__DATA TO USE__
---

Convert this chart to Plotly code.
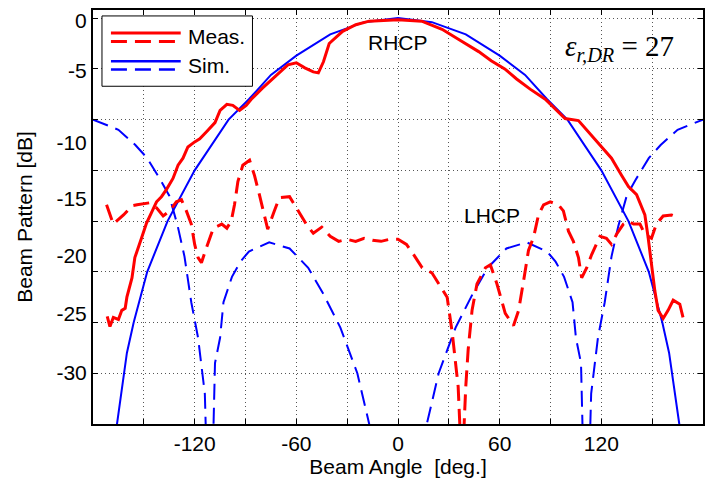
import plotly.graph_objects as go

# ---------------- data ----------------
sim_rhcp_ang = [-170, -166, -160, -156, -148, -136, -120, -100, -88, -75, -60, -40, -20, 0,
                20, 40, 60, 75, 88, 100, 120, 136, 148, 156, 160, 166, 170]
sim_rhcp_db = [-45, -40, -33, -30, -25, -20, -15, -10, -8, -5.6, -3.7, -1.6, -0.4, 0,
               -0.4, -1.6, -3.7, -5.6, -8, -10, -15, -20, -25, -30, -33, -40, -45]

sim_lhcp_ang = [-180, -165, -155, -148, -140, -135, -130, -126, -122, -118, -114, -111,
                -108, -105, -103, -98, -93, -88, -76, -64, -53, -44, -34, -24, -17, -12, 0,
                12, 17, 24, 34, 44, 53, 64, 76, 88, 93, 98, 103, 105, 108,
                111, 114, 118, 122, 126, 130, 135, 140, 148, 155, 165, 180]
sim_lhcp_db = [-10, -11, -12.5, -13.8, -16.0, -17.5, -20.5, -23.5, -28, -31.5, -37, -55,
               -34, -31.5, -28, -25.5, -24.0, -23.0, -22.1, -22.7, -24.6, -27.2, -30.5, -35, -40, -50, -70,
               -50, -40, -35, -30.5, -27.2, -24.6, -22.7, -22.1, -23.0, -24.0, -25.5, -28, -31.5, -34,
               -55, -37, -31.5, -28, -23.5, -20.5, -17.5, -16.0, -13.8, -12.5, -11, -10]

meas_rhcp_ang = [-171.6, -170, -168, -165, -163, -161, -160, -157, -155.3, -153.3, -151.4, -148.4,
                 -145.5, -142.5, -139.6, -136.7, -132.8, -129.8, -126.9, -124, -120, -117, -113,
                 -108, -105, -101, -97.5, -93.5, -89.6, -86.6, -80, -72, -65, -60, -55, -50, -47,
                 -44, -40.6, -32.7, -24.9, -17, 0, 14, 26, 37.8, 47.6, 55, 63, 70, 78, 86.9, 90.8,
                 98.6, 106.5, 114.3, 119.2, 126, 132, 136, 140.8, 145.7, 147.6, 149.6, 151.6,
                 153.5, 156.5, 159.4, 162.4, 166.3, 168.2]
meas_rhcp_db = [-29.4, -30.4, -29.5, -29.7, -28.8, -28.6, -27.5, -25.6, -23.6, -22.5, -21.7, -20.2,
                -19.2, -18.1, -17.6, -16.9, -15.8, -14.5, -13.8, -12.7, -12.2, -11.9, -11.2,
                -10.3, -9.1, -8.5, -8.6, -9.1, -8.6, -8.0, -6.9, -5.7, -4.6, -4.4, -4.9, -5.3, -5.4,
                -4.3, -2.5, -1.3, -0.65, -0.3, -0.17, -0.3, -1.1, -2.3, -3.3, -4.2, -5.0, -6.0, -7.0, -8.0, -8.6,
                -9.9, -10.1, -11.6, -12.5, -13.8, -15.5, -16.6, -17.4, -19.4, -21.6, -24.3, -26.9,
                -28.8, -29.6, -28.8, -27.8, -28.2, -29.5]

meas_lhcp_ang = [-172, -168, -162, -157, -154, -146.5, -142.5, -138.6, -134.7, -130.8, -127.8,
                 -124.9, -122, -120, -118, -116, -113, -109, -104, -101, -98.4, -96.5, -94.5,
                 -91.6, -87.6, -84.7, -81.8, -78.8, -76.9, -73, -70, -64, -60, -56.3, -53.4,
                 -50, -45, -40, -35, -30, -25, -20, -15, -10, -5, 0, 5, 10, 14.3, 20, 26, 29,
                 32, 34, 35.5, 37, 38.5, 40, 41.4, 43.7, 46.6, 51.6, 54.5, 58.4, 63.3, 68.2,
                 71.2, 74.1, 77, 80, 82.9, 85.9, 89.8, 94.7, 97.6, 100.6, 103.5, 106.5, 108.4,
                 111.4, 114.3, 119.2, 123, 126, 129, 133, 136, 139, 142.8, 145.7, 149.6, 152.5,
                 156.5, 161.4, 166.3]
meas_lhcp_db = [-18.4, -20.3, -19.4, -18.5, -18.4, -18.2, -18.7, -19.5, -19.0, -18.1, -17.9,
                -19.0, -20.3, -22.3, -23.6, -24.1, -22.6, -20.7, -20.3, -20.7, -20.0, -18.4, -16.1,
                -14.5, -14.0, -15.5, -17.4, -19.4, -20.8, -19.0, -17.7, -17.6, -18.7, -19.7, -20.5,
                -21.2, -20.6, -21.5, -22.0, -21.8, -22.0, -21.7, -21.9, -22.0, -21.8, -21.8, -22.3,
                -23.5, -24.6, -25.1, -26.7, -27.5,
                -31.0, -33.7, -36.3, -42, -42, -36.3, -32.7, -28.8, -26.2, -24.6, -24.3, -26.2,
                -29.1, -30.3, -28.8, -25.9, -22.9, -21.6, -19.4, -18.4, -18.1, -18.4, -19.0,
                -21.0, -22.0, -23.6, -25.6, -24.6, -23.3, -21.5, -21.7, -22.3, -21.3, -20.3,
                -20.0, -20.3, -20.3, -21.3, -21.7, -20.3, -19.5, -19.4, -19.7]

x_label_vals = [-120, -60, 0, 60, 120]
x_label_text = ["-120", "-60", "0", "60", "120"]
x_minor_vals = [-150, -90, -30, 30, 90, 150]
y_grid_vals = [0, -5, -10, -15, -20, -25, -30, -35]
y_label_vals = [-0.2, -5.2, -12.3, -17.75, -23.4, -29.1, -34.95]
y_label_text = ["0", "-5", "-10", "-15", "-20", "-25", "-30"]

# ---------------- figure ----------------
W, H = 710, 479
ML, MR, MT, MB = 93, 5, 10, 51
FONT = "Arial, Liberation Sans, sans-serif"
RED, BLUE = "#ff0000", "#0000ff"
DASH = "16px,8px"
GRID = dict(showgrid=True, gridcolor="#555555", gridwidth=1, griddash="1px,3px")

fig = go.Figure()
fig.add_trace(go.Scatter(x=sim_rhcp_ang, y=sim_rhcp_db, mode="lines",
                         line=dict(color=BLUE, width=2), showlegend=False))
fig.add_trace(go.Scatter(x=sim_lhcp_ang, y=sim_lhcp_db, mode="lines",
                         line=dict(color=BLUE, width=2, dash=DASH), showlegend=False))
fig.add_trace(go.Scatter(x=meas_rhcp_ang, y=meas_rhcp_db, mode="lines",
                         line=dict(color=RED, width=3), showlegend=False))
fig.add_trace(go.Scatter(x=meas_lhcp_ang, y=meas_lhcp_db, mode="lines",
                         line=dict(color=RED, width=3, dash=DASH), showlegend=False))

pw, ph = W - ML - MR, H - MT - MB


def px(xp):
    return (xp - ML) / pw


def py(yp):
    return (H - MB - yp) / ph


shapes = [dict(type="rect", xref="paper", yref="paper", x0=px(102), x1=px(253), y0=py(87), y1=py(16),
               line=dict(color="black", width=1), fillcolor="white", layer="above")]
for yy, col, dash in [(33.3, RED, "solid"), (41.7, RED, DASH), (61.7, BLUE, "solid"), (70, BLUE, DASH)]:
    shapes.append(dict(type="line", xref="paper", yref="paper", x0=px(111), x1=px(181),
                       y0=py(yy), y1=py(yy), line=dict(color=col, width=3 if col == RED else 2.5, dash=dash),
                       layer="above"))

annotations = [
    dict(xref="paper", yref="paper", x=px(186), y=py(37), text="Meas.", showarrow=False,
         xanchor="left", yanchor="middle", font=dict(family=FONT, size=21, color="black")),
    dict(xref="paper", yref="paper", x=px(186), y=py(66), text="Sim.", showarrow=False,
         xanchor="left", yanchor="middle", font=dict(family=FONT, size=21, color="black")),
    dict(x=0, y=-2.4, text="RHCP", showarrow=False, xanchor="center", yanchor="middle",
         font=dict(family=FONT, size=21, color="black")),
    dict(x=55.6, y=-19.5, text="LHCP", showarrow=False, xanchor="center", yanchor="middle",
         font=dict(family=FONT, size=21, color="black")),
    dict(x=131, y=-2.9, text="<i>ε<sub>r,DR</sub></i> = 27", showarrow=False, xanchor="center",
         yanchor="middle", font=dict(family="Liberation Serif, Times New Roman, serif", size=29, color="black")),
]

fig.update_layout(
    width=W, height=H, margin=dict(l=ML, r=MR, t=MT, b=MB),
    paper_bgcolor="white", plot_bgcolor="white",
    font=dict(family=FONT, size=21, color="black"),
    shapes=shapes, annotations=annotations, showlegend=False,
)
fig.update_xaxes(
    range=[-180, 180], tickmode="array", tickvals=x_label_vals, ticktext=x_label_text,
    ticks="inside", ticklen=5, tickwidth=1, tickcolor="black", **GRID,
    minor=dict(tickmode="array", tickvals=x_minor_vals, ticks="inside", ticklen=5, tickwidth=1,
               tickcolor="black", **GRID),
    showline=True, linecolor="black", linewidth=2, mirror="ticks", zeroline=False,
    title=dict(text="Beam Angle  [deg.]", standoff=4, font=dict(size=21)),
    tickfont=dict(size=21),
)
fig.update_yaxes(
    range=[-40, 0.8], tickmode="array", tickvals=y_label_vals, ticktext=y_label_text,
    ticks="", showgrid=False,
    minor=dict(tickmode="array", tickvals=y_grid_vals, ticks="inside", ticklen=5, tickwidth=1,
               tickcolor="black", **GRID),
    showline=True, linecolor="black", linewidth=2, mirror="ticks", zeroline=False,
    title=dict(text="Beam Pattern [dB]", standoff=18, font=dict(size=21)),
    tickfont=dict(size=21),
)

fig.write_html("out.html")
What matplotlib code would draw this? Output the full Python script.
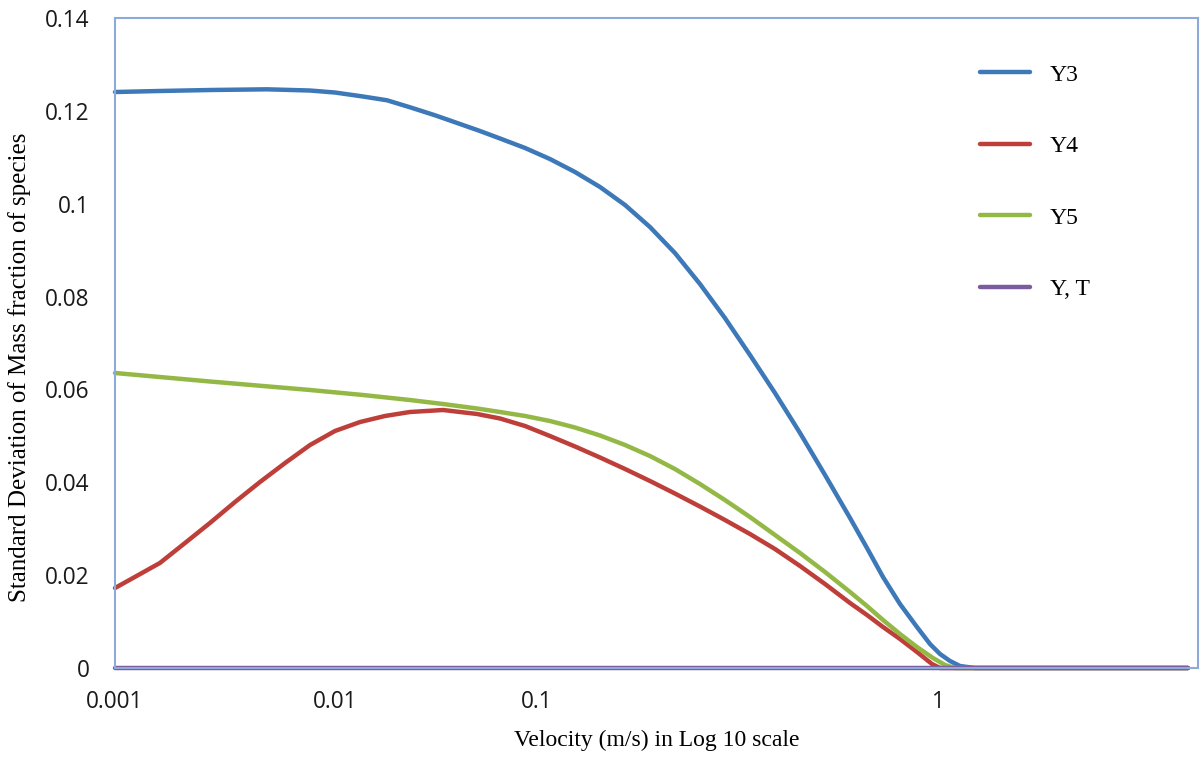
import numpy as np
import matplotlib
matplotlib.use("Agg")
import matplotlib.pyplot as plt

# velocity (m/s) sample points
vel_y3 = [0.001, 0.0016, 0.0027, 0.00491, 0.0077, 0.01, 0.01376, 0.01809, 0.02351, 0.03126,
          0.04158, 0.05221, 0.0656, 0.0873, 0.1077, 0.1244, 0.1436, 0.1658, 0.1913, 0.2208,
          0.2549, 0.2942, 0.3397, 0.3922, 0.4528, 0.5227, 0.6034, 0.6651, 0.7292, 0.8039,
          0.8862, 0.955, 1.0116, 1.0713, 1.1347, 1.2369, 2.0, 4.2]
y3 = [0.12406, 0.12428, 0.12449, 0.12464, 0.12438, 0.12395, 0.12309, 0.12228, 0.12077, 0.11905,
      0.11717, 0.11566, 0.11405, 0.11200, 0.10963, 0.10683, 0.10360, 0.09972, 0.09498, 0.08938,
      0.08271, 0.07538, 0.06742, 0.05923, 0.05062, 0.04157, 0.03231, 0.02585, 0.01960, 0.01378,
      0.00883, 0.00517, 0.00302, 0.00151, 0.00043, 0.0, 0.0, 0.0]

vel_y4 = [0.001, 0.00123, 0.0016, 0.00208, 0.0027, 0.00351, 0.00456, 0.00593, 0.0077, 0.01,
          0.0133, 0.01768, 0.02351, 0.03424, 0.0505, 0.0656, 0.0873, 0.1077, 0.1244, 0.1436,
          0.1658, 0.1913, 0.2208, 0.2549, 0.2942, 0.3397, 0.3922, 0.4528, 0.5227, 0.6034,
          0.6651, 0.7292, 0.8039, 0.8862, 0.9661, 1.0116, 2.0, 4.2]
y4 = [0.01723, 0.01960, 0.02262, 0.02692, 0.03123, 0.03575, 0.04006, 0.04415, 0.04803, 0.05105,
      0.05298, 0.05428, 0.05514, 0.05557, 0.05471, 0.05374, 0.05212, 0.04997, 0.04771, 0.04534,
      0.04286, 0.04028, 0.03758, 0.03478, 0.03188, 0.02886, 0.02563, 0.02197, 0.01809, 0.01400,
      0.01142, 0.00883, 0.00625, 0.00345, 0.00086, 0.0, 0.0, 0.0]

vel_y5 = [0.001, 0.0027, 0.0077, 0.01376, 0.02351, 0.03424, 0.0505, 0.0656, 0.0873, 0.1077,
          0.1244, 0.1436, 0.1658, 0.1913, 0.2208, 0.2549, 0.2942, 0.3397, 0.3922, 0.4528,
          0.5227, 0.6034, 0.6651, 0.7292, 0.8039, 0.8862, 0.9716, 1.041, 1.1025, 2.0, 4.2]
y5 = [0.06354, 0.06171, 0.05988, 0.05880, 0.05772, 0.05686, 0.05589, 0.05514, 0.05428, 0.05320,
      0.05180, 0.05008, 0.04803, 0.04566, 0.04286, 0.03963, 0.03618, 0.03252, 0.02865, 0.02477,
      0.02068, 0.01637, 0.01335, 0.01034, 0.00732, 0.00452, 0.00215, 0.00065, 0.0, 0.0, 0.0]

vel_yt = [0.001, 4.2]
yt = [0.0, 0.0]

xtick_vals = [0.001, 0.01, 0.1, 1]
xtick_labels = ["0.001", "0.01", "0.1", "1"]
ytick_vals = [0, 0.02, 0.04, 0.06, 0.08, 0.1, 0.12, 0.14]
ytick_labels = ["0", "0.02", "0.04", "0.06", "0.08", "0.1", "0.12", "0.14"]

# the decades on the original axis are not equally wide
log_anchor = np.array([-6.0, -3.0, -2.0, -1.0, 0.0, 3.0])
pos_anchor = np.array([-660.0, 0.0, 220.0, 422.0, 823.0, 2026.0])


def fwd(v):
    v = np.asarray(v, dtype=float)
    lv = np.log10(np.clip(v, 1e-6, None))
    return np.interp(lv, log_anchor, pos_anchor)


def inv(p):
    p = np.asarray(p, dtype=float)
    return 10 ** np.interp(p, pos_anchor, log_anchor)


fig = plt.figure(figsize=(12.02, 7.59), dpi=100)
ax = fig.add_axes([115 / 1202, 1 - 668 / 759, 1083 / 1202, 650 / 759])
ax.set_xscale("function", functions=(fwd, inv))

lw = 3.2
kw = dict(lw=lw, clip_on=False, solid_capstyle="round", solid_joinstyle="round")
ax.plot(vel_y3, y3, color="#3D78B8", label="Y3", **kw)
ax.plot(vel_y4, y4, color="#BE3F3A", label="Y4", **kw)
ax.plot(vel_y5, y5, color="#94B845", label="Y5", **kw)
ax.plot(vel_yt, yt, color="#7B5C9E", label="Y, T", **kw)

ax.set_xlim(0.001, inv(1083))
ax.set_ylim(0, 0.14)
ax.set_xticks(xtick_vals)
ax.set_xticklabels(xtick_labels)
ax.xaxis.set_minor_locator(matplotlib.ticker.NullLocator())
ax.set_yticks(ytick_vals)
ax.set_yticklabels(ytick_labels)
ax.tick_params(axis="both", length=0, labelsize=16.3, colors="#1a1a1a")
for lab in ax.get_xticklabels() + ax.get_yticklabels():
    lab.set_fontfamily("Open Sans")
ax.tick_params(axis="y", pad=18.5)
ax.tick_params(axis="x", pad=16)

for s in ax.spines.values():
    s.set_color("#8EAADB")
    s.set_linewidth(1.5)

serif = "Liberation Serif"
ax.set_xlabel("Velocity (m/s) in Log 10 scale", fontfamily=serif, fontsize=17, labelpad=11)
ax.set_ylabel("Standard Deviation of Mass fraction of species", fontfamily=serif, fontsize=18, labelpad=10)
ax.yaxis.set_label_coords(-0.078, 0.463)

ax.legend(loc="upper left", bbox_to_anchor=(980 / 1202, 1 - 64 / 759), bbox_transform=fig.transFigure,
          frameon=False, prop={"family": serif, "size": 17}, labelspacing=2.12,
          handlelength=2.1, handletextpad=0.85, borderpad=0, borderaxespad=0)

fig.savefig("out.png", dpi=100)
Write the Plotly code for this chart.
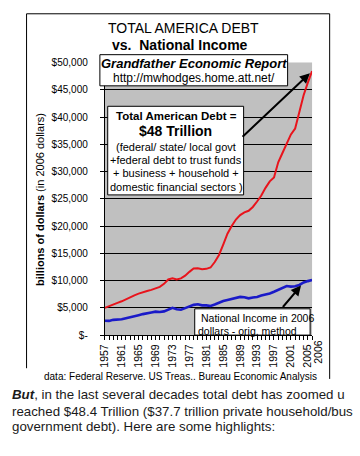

---

Please return, exactly as written, the lines from the first line of the records above through the line containing "-33, -40, -45]", both included, leaving out any pictures.

Convert this chart to Plotly code.
import plotly.graph_objects as go

# ---------------- data ----------------
sim_rhcp_ang = [-170, -166, -160, -156, -148, -136, -120, -100, -88, -75, -60, -40, -20, 0,
                20, 40, 60, 75, 88, 100, 120, 136, 148, 156, 160, 166, 170]
sim_rhcp_db = [-45, -40, -33, -30, -25, -20, -15, -10, -8, -5.6, -3.7, -1.6, -0.4, 0,
               -0.4, -1.6, -3.7, -5.6, -8, -10, -15, -20, -25, -30, -33, -40, -45]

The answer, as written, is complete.